既存の土は深さ25センチ程まで掘り下げて処分し、バーク堆肥を混ぜ込んだ赤土へ入れ替えをしております。
菜園の形状は当初は四角形を予定しておりましたが、手前角は山石組みとする事で自然味を増す事と致しました。
周囲の雑木や低木類と山石は相性も良く、木・石・菜園の全てが一体となって見えます。
菜園に隣接したウッドフェンスは適度な風通し空間が空いており、こちらには草花などを寄せ植えした軽量プランターなどのハンギングをする事も出来ます。
雑木をより自然に見せる寄せ植え
菜園と繋がる雑木類の寄せ植えは、山間の雰囲気になぞらえて他種同士が一体感を感じられる植栽設計に。アオダモの足下で活き活きと枝を伸ばす白山吹やダンコウバイが自然味を引き出してくれます。
洋風ナチュラルに見せた水栓周り
木製部分も備えたナチュラルタイプの立水栓は、ウッドデッキから直接降り立てる位置へ設置して使い勝手を向上致しており、お庭の一部として美しく見える様にしました。
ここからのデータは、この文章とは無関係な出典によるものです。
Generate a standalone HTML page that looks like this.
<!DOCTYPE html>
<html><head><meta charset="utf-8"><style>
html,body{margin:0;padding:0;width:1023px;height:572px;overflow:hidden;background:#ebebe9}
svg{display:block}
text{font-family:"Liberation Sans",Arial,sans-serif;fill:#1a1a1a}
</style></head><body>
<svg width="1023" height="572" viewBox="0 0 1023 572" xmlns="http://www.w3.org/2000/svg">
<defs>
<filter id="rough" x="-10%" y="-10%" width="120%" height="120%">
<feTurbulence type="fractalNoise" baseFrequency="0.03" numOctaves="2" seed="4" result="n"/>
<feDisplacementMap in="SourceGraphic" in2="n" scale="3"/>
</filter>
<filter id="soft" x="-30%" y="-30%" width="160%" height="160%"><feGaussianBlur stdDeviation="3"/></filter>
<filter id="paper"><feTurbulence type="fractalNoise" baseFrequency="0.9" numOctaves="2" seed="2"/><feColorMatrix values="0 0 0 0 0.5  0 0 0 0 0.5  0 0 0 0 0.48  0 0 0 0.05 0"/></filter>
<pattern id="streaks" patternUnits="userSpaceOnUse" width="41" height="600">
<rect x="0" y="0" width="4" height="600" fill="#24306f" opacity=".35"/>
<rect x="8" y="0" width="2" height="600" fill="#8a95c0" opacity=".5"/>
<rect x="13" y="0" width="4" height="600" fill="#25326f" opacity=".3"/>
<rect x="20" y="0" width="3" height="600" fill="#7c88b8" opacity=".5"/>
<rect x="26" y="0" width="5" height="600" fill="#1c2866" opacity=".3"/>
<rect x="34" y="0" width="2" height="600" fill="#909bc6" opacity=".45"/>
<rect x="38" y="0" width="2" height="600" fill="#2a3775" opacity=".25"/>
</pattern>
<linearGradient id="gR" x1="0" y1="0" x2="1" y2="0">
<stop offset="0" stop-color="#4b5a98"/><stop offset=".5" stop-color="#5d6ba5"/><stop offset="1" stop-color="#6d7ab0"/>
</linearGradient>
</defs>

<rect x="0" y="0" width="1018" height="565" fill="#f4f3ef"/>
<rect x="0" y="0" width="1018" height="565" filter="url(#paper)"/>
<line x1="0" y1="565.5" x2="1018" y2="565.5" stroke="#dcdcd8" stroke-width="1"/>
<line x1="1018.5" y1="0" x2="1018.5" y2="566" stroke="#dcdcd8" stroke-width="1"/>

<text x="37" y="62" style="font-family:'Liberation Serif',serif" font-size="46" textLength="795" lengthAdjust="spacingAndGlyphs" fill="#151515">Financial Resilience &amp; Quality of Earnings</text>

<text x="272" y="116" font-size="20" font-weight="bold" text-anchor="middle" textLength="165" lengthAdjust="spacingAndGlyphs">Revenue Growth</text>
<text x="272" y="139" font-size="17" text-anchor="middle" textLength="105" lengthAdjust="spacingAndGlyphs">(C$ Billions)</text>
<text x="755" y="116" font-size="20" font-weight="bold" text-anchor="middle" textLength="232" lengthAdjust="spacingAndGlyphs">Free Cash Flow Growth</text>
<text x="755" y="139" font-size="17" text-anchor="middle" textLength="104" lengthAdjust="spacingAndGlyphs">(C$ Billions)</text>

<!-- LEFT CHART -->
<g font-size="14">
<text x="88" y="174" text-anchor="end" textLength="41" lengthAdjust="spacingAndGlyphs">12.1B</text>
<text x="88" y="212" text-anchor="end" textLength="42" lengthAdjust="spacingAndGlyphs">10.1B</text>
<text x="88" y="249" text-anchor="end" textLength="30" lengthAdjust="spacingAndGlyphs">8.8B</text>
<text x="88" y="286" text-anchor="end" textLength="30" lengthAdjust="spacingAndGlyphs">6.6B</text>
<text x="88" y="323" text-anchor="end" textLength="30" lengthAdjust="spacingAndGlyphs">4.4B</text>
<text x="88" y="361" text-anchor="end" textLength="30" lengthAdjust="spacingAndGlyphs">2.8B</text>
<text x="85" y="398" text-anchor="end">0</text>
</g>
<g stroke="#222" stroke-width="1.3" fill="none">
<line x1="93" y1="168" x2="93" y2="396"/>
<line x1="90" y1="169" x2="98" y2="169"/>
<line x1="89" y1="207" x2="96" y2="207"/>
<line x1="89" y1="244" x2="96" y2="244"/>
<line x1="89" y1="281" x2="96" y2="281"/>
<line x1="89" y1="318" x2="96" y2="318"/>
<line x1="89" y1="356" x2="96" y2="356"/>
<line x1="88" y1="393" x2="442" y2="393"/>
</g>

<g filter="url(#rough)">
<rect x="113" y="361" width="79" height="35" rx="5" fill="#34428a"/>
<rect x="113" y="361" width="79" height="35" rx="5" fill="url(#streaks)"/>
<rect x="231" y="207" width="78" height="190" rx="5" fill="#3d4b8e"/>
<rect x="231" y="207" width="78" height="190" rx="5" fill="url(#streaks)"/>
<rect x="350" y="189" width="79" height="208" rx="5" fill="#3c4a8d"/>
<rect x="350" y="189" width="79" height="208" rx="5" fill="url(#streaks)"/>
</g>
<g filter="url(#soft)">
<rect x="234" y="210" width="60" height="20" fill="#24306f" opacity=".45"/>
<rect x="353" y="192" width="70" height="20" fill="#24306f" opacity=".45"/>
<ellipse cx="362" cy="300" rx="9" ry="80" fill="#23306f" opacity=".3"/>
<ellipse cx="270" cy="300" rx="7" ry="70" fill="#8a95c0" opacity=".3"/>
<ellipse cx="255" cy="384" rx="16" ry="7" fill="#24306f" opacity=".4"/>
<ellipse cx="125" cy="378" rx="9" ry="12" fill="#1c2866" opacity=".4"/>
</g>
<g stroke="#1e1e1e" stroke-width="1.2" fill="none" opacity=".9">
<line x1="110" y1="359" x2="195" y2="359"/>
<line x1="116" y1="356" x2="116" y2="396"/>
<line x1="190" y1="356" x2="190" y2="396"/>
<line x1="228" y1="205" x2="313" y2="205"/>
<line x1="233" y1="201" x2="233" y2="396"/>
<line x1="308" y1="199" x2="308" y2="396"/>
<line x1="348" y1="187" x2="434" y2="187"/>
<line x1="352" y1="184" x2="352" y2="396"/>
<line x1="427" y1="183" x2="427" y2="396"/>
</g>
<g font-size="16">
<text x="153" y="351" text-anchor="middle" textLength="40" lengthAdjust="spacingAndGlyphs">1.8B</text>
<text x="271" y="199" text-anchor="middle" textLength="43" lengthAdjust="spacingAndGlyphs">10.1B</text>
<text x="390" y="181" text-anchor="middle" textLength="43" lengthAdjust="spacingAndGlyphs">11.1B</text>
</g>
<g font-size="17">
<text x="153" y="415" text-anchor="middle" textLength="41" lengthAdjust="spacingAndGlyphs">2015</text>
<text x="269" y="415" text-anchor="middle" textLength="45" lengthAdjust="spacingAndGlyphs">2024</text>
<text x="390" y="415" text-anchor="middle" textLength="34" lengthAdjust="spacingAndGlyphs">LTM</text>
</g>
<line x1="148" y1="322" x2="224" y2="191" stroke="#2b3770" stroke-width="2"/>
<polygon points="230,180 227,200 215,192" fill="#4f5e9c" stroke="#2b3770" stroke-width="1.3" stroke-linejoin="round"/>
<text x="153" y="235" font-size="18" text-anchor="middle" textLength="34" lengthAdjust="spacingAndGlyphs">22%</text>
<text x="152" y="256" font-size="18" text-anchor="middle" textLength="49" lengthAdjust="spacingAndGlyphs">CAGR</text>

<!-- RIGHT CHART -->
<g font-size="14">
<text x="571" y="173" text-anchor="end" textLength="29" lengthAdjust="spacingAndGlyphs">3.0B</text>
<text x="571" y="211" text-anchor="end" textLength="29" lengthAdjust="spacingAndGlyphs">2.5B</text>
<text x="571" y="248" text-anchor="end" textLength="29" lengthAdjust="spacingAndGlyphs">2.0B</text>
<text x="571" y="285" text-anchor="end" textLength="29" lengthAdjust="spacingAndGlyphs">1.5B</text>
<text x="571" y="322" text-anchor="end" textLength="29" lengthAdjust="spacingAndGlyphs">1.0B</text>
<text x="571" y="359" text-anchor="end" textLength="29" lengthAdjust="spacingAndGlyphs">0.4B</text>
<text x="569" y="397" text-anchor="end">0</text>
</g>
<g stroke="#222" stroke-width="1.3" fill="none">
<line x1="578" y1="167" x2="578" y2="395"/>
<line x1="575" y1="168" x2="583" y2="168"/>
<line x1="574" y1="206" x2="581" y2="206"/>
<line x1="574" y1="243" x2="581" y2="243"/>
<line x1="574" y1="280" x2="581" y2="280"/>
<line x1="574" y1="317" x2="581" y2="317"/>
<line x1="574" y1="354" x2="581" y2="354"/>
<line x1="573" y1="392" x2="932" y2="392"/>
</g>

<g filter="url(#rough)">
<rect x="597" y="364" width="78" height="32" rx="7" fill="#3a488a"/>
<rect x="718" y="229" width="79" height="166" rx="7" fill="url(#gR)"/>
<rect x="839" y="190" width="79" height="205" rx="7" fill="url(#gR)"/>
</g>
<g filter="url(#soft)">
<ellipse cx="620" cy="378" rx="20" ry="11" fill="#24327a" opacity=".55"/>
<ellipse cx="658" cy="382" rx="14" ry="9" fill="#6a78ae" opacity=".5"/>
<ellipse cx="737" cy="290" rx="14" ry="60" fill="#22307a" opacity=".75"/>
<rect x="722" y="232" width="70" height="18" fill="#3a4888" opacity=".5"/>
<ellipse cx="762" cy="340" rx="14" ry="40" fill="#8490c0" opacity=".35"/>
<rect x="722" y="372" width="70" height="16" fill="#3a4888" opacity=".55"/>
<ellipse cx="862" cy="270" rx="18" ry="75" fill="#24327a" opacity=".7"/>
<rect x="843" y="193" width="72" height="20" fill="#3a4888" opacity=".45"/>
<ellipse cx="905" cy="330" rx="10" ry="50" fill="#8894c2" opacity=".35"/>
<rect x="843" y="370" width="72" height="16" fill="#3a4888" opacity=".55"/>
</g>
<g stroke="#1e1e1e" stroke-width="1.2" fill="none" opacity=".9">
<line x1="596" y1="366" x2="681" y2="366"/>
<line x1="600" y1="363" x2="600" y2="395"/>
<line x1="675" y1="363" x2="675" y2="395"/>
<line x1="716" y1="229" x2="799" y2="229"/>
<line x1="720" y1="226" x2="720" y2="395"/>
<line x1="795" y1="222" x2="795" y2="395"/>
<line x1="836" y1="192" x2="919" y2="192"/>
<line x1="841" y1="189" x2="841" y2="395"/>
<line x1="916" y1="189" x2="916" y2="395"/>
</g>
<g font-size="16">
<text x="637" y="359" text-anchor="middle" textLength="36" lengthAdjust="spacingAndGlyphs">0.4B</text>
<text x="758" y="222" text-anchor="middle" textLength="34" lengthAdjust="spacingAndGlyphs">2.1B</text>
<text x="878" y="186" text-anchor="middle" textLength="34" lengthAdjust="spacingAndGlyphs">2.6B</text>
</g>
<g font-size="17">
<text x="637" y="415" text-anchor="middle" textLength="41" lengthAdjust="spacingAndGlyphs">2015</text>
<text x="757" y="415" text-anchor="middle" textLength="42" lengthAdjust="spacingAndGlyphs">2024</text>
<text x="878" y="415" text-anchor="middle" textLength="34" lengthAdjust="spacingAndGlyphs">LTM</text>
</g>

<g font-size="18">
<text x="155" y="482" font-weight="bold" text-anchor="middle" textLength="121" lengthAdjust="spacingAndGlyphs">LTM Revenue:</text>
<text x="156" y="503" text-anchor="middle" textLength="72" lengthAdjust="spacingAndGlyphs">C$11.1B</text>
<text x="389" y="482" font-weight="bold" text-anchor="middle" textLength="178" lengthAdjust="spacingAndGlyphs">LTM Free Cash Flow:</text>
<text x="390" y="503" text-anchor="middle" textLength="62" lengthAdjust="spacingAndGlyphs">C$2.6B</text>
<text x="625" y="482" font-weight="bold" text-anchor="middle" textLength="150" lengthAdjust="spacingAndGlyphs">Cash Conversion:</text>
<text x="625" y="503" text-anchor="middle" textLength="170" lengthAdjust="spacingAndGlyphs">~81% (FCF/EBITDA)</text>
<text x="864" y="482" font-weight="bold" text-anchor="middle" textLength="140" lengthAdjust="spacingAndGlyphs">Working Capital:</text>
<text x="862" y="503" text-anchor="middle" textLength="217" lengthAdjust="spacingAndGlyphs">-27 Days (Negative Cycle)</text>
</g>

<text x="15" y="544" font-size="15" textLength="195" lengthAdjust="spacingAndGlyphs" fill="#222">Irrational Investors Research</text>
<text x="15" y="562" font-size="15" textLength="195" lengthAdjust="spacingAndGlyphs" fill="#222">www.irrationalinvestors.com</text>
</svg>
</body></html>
コンクリート製の枕木は頑丈に設置し、浸透砂利が敷かれた流し部分は水溜りが出来る事も無く、排水パンを設置した際の汚れが気になってしまう事も起こりません。
むしろ庭石のみで構成を致しますと水周りが広くなり、使い易くなるものです。
木製部分もある立水栓ですので、何年か先の取替えを考慮しておく必要がありますが、据え付けコンクリートは最低限とし、水栓左右の石は固定しておらず、いつでも外す事が出来る様になっております。
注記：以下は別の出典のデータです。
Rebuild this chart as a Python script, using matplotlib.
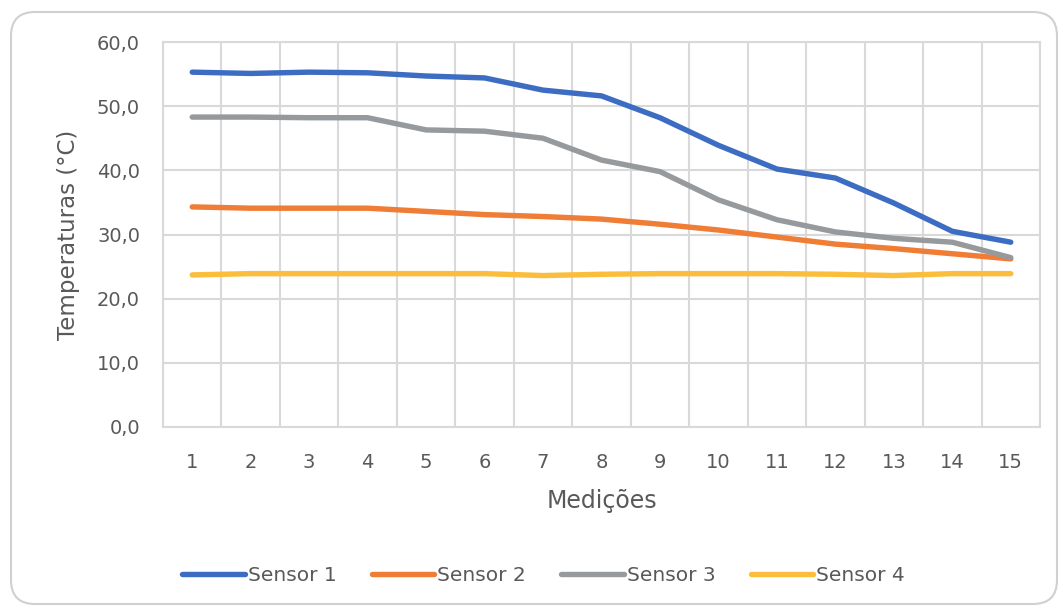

周囲は這性コニファーやセダムなどの剛健種を植栽し、生育の緩やかなソヨゴを植えておくことで、枝が水場の邪魔になってしまう事もありません。
ローウッドフェンスとサイクルスペース
家庭菜園の裏手には、入り口から入ってすぐに駐輪が出来るサイクルスペースを施工しております。
コンクリート製の枕木を繋ぎ合わせた頑丈なスペースは幅1mをキープし、3台程の自転車を停めておく事が出来ます。
自転車が無い時も枕木調の景観がお庭とマッチしており、全体の雰囲気を損なわない様になっています。